Move Table

The move table is a record of the model's base emissions in strided signal space and gives a coarse sequence-to-signal mapping.

It can be added to SAM/BAM outputs by setting the --emit-moves flag.

Move table metadata format

The format of the move table metadata SAM/BAM tag is as follows:

mv:B:c,[block_stride],[signal_block_move_list]

block_stride: An int8_t containing the number of source signal samples which each element in the signal_block_move_list corresponds to. This will be set to the input stride of the model.

signal_block_move_list: A comma separated list of int8_t samples, each one containing a single move table element (unless overflow has occurred, see implementation details below). Each element corresponds to block_stride samples of the raw source signal.

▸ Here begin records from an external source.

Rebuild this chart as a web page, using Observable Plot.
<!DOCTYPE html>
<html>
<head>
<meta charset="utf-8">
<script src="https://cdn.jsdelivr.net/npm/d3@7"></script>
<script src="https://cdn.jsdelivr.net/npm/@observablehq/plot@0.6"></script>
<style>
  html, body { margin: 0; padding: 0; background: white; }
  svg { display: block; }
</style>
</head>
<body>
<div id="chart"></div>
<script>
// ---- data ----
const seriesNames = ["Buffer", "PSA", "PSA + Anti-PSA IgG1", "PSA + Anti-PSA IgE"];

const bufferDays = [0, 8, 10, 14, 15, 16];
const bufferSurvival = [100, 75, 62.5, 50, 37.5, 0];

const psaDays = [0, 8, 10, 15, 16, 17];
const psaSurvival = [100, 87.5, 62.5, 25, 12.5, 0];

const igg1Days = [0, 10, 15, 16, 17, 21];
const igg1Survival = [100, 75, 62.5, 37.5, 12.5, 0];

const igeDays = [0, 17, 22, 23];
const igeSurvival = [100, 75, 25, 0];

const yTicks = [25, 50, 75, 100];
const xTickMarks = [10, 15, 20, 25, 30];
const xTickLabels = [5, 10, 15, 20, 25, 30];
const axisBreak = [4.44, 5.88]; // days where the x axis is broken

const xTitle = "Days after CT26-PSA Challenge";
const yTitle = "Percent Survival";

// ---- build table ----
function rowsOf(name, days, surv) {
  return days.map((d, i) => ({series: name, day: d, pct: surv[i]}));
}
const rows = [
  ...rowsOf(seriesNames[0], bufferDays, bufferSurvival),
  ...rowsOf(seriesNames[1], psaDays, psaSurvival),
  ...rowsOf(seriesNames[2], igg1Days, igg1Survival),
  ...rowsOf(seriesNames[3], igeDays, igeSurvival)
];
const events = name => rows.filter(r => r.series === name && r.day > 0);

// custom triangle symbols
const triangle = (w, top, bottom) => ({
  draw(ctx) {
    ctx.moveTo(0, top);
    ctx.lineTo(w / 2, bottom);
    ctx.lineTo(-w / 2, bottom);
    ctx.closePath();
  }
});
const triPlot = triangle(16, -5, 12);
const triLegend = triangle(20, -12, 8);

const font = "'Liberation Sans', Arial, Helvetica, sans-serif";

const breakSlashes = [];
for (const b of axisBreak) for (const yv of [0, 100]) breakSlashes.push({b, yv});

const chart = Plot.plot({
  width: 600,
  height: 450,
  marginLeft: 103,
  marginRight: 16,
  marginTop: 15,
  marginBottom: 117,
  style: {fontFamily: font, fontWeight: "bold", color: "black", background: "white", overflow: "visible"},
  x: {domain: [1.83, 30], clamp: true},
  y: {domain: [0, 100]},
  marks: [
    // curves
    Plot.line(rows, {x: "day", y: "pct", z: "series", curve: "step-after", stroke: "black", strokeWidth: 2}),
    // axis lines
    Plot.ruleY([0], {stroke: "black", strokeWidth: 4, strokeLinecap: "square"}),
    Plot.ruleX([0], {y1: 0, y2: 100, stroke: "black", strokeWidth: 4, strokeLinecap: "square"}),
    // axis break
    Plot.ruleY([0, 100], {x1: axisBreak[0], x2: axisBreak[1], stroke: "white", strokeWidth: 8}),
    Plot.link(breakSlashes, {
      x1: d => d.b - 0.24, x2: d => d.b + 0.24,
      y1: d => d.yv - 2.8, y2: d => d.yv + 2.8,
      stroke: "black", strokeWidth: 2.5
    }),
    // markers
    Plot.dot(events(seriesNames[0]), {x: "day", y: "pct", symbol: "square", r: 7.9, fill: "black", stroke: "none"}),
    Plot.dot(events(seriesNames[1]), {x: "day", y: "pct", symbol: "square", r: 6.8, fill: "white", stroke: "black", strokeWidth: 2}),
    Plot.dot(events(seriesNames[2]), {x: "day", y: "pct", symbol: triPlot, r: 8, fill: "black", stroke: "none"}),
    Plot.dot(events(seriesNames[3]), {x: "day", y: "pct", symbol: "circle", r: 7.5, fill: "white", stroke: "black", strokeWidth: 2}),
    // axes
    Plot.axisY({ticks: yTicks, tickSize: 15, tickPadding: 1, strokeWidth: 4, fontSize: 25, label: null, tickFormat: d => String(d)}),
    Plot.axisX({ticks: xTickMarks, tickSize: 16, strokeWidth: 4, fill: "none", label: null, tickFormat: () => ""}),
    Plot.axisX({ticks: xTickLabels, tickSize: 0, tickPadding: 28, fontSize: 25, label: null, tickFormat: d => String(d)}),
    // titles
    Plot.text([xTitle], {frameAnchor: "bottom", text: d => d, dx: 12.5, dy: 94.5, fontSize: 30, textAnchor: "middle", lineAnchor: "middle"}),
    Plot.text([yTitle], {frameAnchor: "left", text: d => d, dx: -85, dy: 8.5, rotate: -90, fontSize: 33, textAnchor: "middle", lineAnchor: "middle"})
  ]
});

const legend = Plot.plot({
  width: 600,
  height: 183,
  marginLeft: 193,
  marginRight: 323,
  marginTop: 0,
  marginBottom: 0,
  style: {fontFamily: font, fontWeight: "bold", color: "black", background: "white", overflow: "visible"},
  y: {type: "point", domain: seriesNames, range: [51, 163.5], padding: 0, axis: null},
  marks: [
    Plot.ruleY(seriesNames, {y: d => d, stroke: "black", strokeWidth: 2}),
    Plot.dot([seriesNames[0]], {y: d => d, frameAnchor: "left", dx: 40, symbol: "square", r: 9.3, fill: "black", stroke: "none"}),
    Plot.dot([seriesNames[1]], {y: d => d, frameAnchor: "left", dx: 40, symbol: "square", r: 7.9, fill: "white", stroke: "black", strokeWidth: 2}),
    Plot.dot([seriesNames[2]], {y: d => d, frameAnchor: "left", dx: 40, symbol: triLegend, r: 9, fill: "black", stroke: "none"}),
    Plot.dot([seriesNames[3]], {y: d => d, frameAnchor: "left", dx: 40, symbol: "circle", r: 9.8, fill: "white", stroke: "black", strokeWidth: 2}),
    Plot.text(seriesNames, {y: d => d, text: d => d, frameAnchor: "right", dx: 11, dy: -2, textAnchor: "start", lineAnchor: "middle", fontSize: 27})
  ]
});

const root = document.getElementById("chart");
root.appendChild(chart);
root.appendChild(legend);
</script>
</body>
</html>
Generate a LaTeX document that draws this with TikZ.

The move table entries will be stored in order in successive int8_ts of the signal_block_move_list.

For example:

Stride     : 5
Move Table : 0,0,1,0,1
SAM Tag    : mv:B:c,5,0,0,1,0,1

Implementation details

As the metadata is signed, each individual element supports values in the range -128 to 127. In order to be able to store values outside this range, if a single element in the metadata has the value -128 or 127, then the next entry in the metadata should be added to the current one, in order to reconstruct the original value.

For example:

Stride     : 5
Move Table : -400,200
SAM Tag    : mv:B:c,5,0,-128,-128,-128,-16,127,73

Note that the exact value -128 or 127 (or multiples thereof) requires a trailing zero for the format to be encoded correctly.

For example:

Stride     :5
Move Table : -128,127,-256,254
SAM Tag    : mv:B:c,5,0,-128,0,127,0,-128,-128,0,127,127,0

Example

Given the above example move table: mv:B:c,5,0,0,1,0,1

The block stride is 5 (the first value) and the remaining values 0,0,1,0,1 state that the emitted bases occurred in the 3rd and 5th strided blocks.

Converting strided blocks into signal space ([0-4,5-9,10-14,15-19,20-24]) we can state that these bases were emitted from the 10th-14th and 20th-24th signal samples respectively.